I made a pledge to myself when I started this new job in August that I would not (knowingly) check in a single line of code that wasn’t driven out by a failing test. At the time, I thought this would always mean a failing unit test, but I’m starting to see that this isn’t always necessary, or in fact even wise.

Don’t get me wrong. Unit testing is extremely important, and there’s no doubt that practising TDD helps you to write well-structured, low-defect code in an really satisfying manner. But I do feel like the extent to which TDD, at the level of unit testing alone, allows for subsequent changes to the behaviour of the code, has been oversold.

If you think you’re doing TDD, and you’re only writing unit tests, I think you’re doing it wrong.

As new requirements come in, the tensions influencing the design of the code shift. Refactoring eases these tensions, but by definition means that the design has to change. This almost certainly means that some, often significant, portion of the unit tests around that area of the code will have to change too.

I struggled with this for a long time. I had worked hard on those tests, for one thing, and was intuitively resistant to letting go of them. More than that, I knew that somewhere in there, they were testing behaviour that I wanted to preserve: if I threw them out, how would I know it still worked?

Yet those old unit tests were so coupled to the old design that I wanted to change…

In my mind, I have started to picture the tests we write to drive out a system like little strings, each one pulling at the code in a slightly different direction. The sum total of these tensions is, hopefully, the system we want right now.

While these strings are useful to make sure the code doesn’t fall loose and do something unexpected, they can sometimes mean that the code, like Gulliver in the picture above, is to restrained and inflexible to change.

The promise of writing automated tests up front is regression confidence: if every change to the system is covered by a test, then it’s impossible to accidentally reverse that change without being alerted by a failing test. Yet how often do unit tests really give us regression alerts, compared to the number of times they whinge an whine when we simply refactor the design without altering the behaviour at all? Worse still, how often do they fail to let us know when the mocks or stubs for one unit fail to accurately simulate the actual behaviour of that unit?

Enter acceptance tests.

By working at a higher level, acceptance tests give you a number of advantages over unit tests:

• You get a much larger level of coverage per test
• You get more space within which to refactor
• You will test through layers to ensure they integrate correctly
• They remain valuable even as underlying implementation technology changes

Admittedly, the larger level of coverage per test has a downside: When you get a regression failure, the signpost to the point of failure isn’t as clear. This is where unit tests come in: if you haven’t written any at all yet, you can use something like the saff squeeze to isolate the fault and cover it with a new test.

They’re also much slower to run, which can be important when you’re iterating quickly over changes to a specific part of the system.

To be clear, I’m not advocating that you stop unit testing altogether. I do feel there’s a better balance to strike, though, than forcing yourself to get 100% coverage from unit tests alone. They’re not always the most appropriate tool for the job.

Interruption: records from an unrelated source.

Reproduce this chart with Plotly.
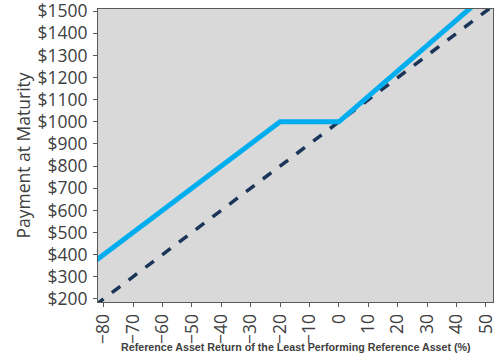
import plotly.graph_objects as go

returns = [-100, -80, -60, -40, -20, 0, 20, 40, 60]
note_payment = [200, 400, 600, 800, 1000, 1000, 1230, 1460, 1690]
asset_payment = [0, 200, 400, 600, 800, 1000, 1200, 1400, 1600]
x_ticks = [-80, -70, -60, -50, -40, -30, -20, -10, 0, 10, 20, 30, 40, 50]
y_ticks = [200, 300, 400, 500, 600, 700, 800, 900, 1000, 1100, 1200, 1300, 1400, 1500]
x_title = "Reference Asset Return of the Least Performing Reference Asset (%)"
y_title = "Payment at Maturity"

fig = go.Figure()
fig.add_trace(go.Scatter(x=returns, y=asset_payment, mode="lines",
                         line=dict(color="#1B3558", width=3.5, dash="dash"),
                         showlegend=False, hoverinfo="skip"))
fig.add_trace(go.Scatter(x=returns, y=note_payment, mode="lines",
                         line=dict(color="#00AEEF", width=5),
                         showlegend=False, hoverinfo="skip"))

font_fam = "Open Sans"
fig.update_layout(
    width=500, height=360,
    margin=dict(l=98, r=7, t=9, b=58),
    paper_bgcolor="white", plot_bgcolor="#D9D9D9",
    font=dict(family=font_fam, color="#404040", size=17.5),
    xaxis=dict(range=[-81.9, 52.4], tickvals=x_ticks, tickangle=-90, automargin=False,
               ticklabeloverflow="allow",
               showgrid=False, zeroline=False, showline=True, linecolor="#5a5a5a",
               linewidth=1, mirror=True, ticks="outside", ticklen=4, tickcolor="#5a5a5a",
               tickfont=dict(size=17.5, family=font_fam, color="#404040")),
    yaxis=dict(range=[186, 1510], tickvals=y_ticks, ticktext=["$" + str(v) for v in y_ticks],
               automargin=False, ticklabeloverflow="allow", ticklabelstandoff=2,
               showgrid=False, zeroline=False, showline=True, linecolor="#5a5a5a",
               linewidth=1, mirror=True, ticks="outside", ticklen=4, tickcolor="#5a5a5a",
               tickfont=dict(size=17.5, family=font_fam, color="#404040")),
    annotations=[
        dict(text="<b>" + x_title + "</b>", xref="paper", yref="paper", x=0.5, y=-0.152,
             xanchor="center", yanchor="middle", showarrow=False,
             font=dict(size=10.7, family="Liberation Sans", color="#404040")),
        dict(text=y_title, xref="paper", yref="paper", x=-0.19, y=0.5, textangle=-90,
             xanchor="center", yanchor="middle", showarrow=False,
             font=dict(size=17.5, family=font_fam, color="#404040")),
    ],
)
fig.write_html("out.html", config={"displayModeBar": False},
               post_script="document.body.style.margin='0';document.body.style.overflow='hidden';")
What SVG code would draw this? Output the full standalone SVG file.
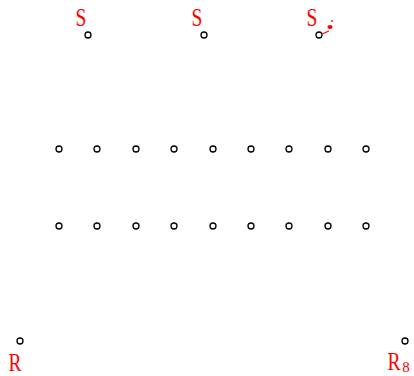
<svg xmlns="http://www.w3.org/2000/svg" width="414" height="376" viewBox="0 0 414 376">
<style>
.n{fill:#fff;stroke:#000;stroke-width:1.3}
.l{fill:#f00;font-family:"Liberation Serif",serif;font-size:26px;text-anchor:middle}
.sub{font-size:15px}
</style>
<rect width="414" height="376" fill="#fff"/>
<g id="connectors"></g>
<g id="s1"><circle class="n" cx="88" cy="35" r="3"/><text class="l" transform="translate(81 26) scale(0.75 1)">S</text></g>
<g id="s2"><circle class="n" cx="204" cy="35" r="3"/><text class="l" transform="translate(197 26) scale(0.75 1)">S</text></g>
<g id="s3"><circle class="n" cx="319" cy="35" r="3"/><text class="l" transform="translate(312 26) scale(0.75 1)">S</text>
<path d="M322 34 L329 31" stroke="#f00" stroke-width="1.3"/><ellipse cx="330" cy="27" rx="2.6" ry="2" fill="#f00"/><circle cx="332" cy="21" r="0.9" fill="#f00"/></g>
<g id="row1">
<circle class="n" cx="59" cy="149" r="3"/><circle class="n" cx="97" cy="149" r="3"/><circle class="n" cx="136" cy="149" r="3"/><circle class="n" cx="174" cy="149" r="3"/><circle class="n" cx="213" cy="149" r="3"/><circle class="n" cx="251" cy="149" r="3"/><circle class="n" cx="289" cy="149" r="3"/><circle class="n" cx="328" cy="149" r="3"/><circle class="n" cx="366" cy="149" r="3"/>
</g>
<g id="row2">
<circle class="n" cx="59" cy="226" r="3"/><circle class="n" cx="97" cy="226" r="3"/><circle class="n" cx="136" cy="226" r="3"/><circle class="n" cx="174" cy="226" r="3"/><circle class="n" cx="213" cy="226" r="3"/><circle class="n" cx="251" cy="226" r="3"/><circle class="n" cx="289" cy="226" r="3"/><circle class="n" cx="328" cy="226" r="3"/><circle class="n" cx="366" cy="226" r="3"/>
</g>
<g id="r1"><circle class="n" cx="20" cy="341" r="3"/><text class="l" transform="translate(15 371) scale(0.75 1)">R</text></g>
<g id="r2"><circle class="n" cx="405" cy="341" r="3"/><text class="l" transform="translate(394 370) scale(0.75 1)">R</text><text class="l sub" x="406" y="372">8</text></g>
</svg>
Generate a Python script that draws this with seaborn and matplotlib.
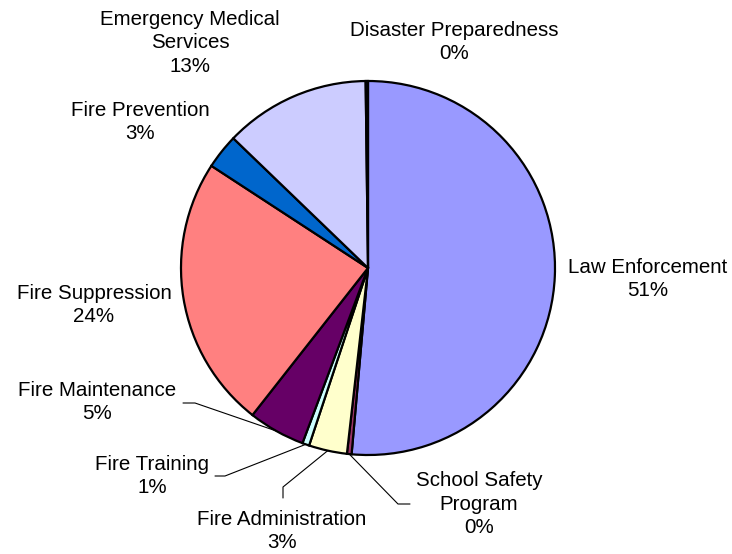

To go back to the metaphor of the pulling strings, I think of acceptance tests as sturdy ropes, anchoring the system to the real world. While sometimes the little strings will need to be cut in order to facilitate a refactoring, the acceptance tests live on.

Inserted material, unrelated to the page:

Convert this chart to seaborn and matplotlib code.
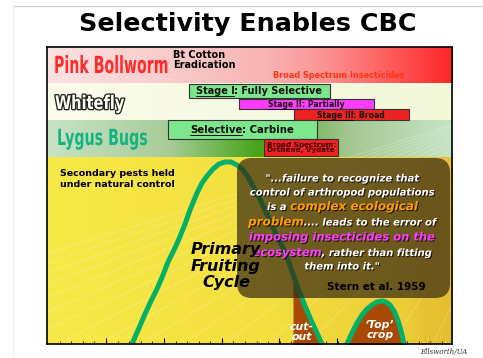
import numpy as np
import matplotlib
matplotlib.use("Agg")
import matplotlib.pyplot as plt
import matplotlib.patheffects as pe
from matplotlib.colors import LinearSegmentedColormap
from matplotlib.patches import FancyBboxPatch
from matplotlib.lines import Line2D
from matplotlib.text import Text
from matplotlib.transforms import Affine2D, Bbox
import seaborn as sns

sns.set_theme(style="white")
plt.rcParams['font.family'] = ['DejaVu Sans']

# ---------------- data (slide pixel units) ----------------
band_names = ["Pink Bollworm", "Whitefly", "Lygus Bugs"]
band_top = [47, 83, 120]
band_bottom = [83, 120, 157]

stage_labels = ["Stage I: Fully Selective", "Stage II: Partially", "Stage III: Broad",
                "Selective: Carbine", "Broad Spectrum:\nOrthene, Vydate"]
stage_start = [189, 239, 294, 168, 264]
stage_end = [330, 374, 409, 317, 338]
stage_top = [84, 99, 109, 120, 139]
stage_bottom = [98, 109, 120, 139, 156]
stage_colors = ["#7ee68c", "#ff3cff", "#ee2222", "#7ee68c", "#ee2222"]

# fruiting curve (green line)
curve_x = [118, 125, 132, 139, 145, 151, 157, 163, 168, 174, 179, 185, 190, 197, 202, 207,
           213, 219, 225, 231, 237, 243, 248, 253, 259, 265, 271, 277, 283, 287, 293, 299,
           305, 311, 317, 322, 328, 334, 340, 347, 352, 357, 362, 367, 372, 377, 382, 386,
           390, 394, 397, 400, 402, 404, 407]
curve_y = [368, 355, 344, 328, 314, 301, 289, 275, 262, 250, 239, 224, 210, 193, 183, 176,
           169, 164, 162, 162, 165, 170, 177, 186, 197, 210, 223, 236, 248, 257, 274, 291,
           306, 320, 333, 344, 358, 366, 358, 344, 333, 323, 315, 309, 305, 302, 301, 302,
           305, 311, 318, 327, 335, 344, 358]
cutout_range = (293, 328)
topcrop_range = (340, 407)

# ---------------- figure ----------------
W, H = 483, 358
X0, X1, Y0, Y1 = 47, 452, 47, 344
fig = plt.figure(figsize=(W / 100, H / 100), dpi=100)
fig.patch.set_facecolor("white")
ax = fig.add_axes([X0 / W, 1 - Y1 / H, (X1 - X0) / W, (Y1 - Y0) / H])


class Squeeze(pe.AbstractPathEffect):
    """draw text narrower (condensed look), optional outline"""
    def __init__(self, sx, stroke=None, lw=0):
        super().__init__()
        self.sx, self.stroke, self.lw = sx, stroke, lw

    def draw_path(self, renderer, gc, tpath, affine, rgbFace=None):
        aff = Affine2D().scale(self.sx, 1) + affine
        if self.stroke:
            gc0 = renderer.new_gc()
            gc0.copy_properties(gc)
            gc0.set_foreground(self.stroke)
            gc0.set_linewidth(self.lw)
            renderer.draw_path(gc0, tpath, aff, rgbFace)
            gc0.restore()
        renderer.draw_path(gc, tpath, aff, rgbFace)


class NarrowText(Text):
    # left-anchored text drawn condensed; extent reports the drawn width
    def __init__(self, x, y, s, sx=1.0, stroke=None, lw=0, **kw):
        super().__init__(x, y, s, ha="left", **kw)
        self._sx = sx
        self.set_path_effects([Squeeze(sx, stroke, lw)])

    def get_window_extent(self, renderer=None, dpi=None):
        bb = super().get_window_extent(renderer, dpi)
        return Bbox.from_extents(bb.x0, bb.y0, bb.x0 + bb.width * self._sx, bb.y1)


def narrow_text(x, y, s, **kw):
    t = NarrowText(x, y, s, **kw)
    ax._add_text(t)
    return t


def hgrad(stops, top, bottom, z=0):
    cmap = LinearSegmentedColormap.from_list("g", stops)
    grad = np.linspace(0, 1, 256)[None, :]
    ax.imshow(grad, cmap=cmap, aspect="auto", extent=(X0, X1, bottom, top),
              interpolation="bicubic", zorder=z)


hgrad([(0, "#fde2e2"), (0.3, "#f9cccc"), (0.55, "#f8b2b2"), (0.7, "#fc8e8e"), (1, "#ff2626")],
      band_top[0], band_bottom[0])
hgrad([(0, "#fbfcec"), (1, "#f2f8d8")], band_top[1], band_bottom[1])
hgrad([(0, "#c8e2c6"), (0.3, "#a8cc98"), (0.52, "#46a418"), (0.75, "#a6c894"), (1, "#c6e4c6")],
      band_top[2], band_bottom[2])
hgrad([(0, "#f7ea48"), (0.55, "#f3df40"), (0.9, "#eccc36"), (0.93, "#e8c232"), (1, "#e6bf30")],
      band_bottom[2], Y1)

# faint rays in yellow area
ox, oy = 560, 90
for tx in np.linspace(-250, 430, 17):
    ax.plot([ox, tx], [oy, Y1 + 5], color="white", lw=0.6, alpha=0.25, zorder=1)

# bars
for lab, s, e, t, b, c in zip(stage_labels, stage_start, stage_end, stage_top, stage_bottom, stage_colors):
    ax.barh((t + b) / 2, e - s, left=s, height=b - t, color=c, edgecolor="#333333",
            linewidth=0.8, zorder=3)

# brown fills under curve
cx = np.array(curve_x)
cy = np.array(curve_y)
for lo, hi in (cutout_range, topcrop_range):
    m = (cx >= lo) & (cx <= hi)
    ax.fill_between(cx[m], cy[m], Y1 + 20, color="#a84a06", lw=0, zorder=2)

sns.lineplot(x=curve_x, y=curve_y, ax=ax, color="#02b067", lw=3.6, zorder=4,
             solid_joinstyle="round", solid_capstyle="round")

# quote box
box = FancyBboxPatch((237, 158), 213, 140, boxstyle="round,pad=0,rounding_size=15",
                     facecolor=(54 / 255, 39 / 255, 17 / 255), alpha=0.7, lw=0, zorder=5)
ax.add_patch(box)

ax.set_xlim(X0, X1)
ax.set_ylim(Y1, Y0)
ax.set_yticks([])
ax.set_xticks(np.arange(105.7, X1, 57.9))
ax.set_xticks(np.arange(59.7, X1, 11.58), minor=True)
ax.tick_params(axis="x", which="major", direction="in", length=4, width=0.8, color="black",
               labelbottom=False, bottom=True)
ax.tick_params(axis="x", which="minor", direction="in", length=2, width=0.6, color="black",
               bottom=True)
for sp in ax.spines.values():
    sp.set_color("black")
    sp.set_linewidth(1.2)
    sp.set_zorder(10)

renderer = fig.canvas.get_renderer()
shadow = [pe.SimplePatchShadow(offset=(0.8, -0.8), shadow_rgbFace="black", alpha=0.7), pe.Normal()]


def seg_line(xc, y, segs, ha="center", z=8):
    items = []
    for s, kw in segs:
        kw = dict(kw)
        ul = kw.pop("underline", False)
        t = ax.text(0, y, s, ha="left", va="baseline", zorder=z, **kw)
        items.append((t, t.get_window_extent(renderer).width, ul))
    total = sum(w for _, w, _ in items)
    cur = xc - total / 2 if ha == "center" else xc
    for t, w, ul in items:
        t.set_x(cur)
        if ul:
            ax.plot([cur, cur + w], [y + 1.5, y + 1.5], color=t.get_color(), lw=0.7, zorder=z)
        cur += w


# band labels
narrow_text(54, 73, band_names[0], sx=0.6, weight="bold", fontsize=17, color="#ff2a2a",
            va="baseline", zorder=6)
narrow_text(55, 109, band_names[1], sx=0.78, stroke="#222222", lw=1.9, weight="bold",
            fontsize=13.5, color="#fffff2", va="baseline", zorder=6)
narrow_text(57, 145, band_names[2], sx=0.64, weight="bold", fontsize=16, color="#14b482",
            va="baseline", zorder=6)
ax.text(173, 60, "Bt Cotton\nEradication", weight="bold", fontsize=7, color="black",
        va="center", ha="left", linespacing=1.0, zorder=6)
ax.text(273, 75, "Broad Spectrum Insecticides", weight="bold", fontsize=5.9, color="#ff3410",
        va="center", ha="left", zorder=6)

# bar labels
dk = dict(weight="bold", color="#111111")
seg_line(259, 94.5, [("Stage I", dict(fontsize=7, underline=True, **dk)),
                     (": Fully Selective", dict(fontsize=7, **dk))])
seg_line(306, 107, [("Stage II", dict(fontsize=5.6, underline=True, **dk)),
                    (": Partially", dict(fontsize=5.6, **dk))])
seg_line(351, 118, [("Stage III", dict(fontsize=5.6, underline=True, **dk)),
                    (": Broad", dict(fontsize=5.6, **dk))])
seg_line(242, 133, [("Selective", dict(fontsize=7.3, underline=True, **dk)),
                    (": Carbine", dict(fontsize=7.3, **dk))])
ax.text(267, 147.5, stage_labels[4], fontsize=5.2, weight="bold", color="#3a0000",
        va="center", ha="left", linespacing=0.95, zorder=6)

ax.text(60, 179, "Secondary pests held\nunder natural control", weight="bold", fontsize=6.8,
        color="black", va="center", ha="left", linespacing=1.15, zorder=6)

ax.text(226, 266, "Primary\nFruiting\nCycle", weight="bold", style="italic", fontsize=11.5,
        color="black", ha="center", va="center", linespacing=1.15, zorder=9)

# quote
wq = dict(color="white", weight="bold", style="italic", fontsize=7.2, path_effects=shadow)
oq = dict(color="#ff9a00", weight="bold", style="italic", fontsize=8.6, path_effects=shadow)
mq = dict(color="#ff3cff", weight="bold", style="italic", fontsize=8.3, path_effects=shadow)
qx = 342
seg_line(qx, 181.5, [("\"...failure to recognize that", wq)])
seg_line(qx, 195.5, [("control of arthropod populations", wq)])
seg_line(qx, 210, [("is a ", wq), ("complex ecological", oq)])
seg_line(qx, 225.5, [("problem", oq), (".... leads to the error of", wq)])
seg_line(qx, 240.5, [("imposing insecticides on the", mq)])
seg_line(qx, 256, [("ecosystem", mq), (", rather than fitting", wq)])
seg_line(qx, 269.5, [("them into it.\"", wq)])
ax.text(376, 287, "Stern et al. 1959", weight="bold", fontsize=7.5, color="black",
        ha="center", va="center", zorder=8)

lab = dict(color="white", weight="bold", style="italic", fontsize=7.8, ha="center",
           va="center", linespacing=1.0, zorder=8)
ax.text(302, 332, "cut-\nout", **lab)
ax.text(380, 330, "\u2018Top\u2019\ncrop", **lab)

# slide decorations
fig.add_artist(Line2D([13 / W, 1], [1 - 6 / H] * 2, color="#c8c8c8", lw=0.8))
fig.add_artist(Line2D([13 / W, 13 / W], [0, 1 - 6 / H], color="#eeeeee", lw=0.8))
fig.text(248 / W, 1 - 24 / H, "Selectivity Enables CBC", weight="bold", fontsize=18.3,
         color="black", ha="center", va="center")
fig.text(467 / W, 1 - 352 / H, "Ellsworth/UA", family="DejaVu Serif", style="italic",
         fontsize=5, color="#333333", ha="right", va="center")

fig.savefig("out.png", dpi=100)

The main thing is to have the assurance that if you accidentally regress the behaviour of the system, something will let you know. As long as every change you make is driven out by some kind of automated test, be it at the system level or the unit level, I think you’re on the right track.

Last weekend I was at CITCON Europe, a great opportunity to meet some of the leading minds in the agile software movement. One intriguing new term I heard a few times was “value fetish”. Let me try to explain what I think it means, and discuss the implications for agile teams.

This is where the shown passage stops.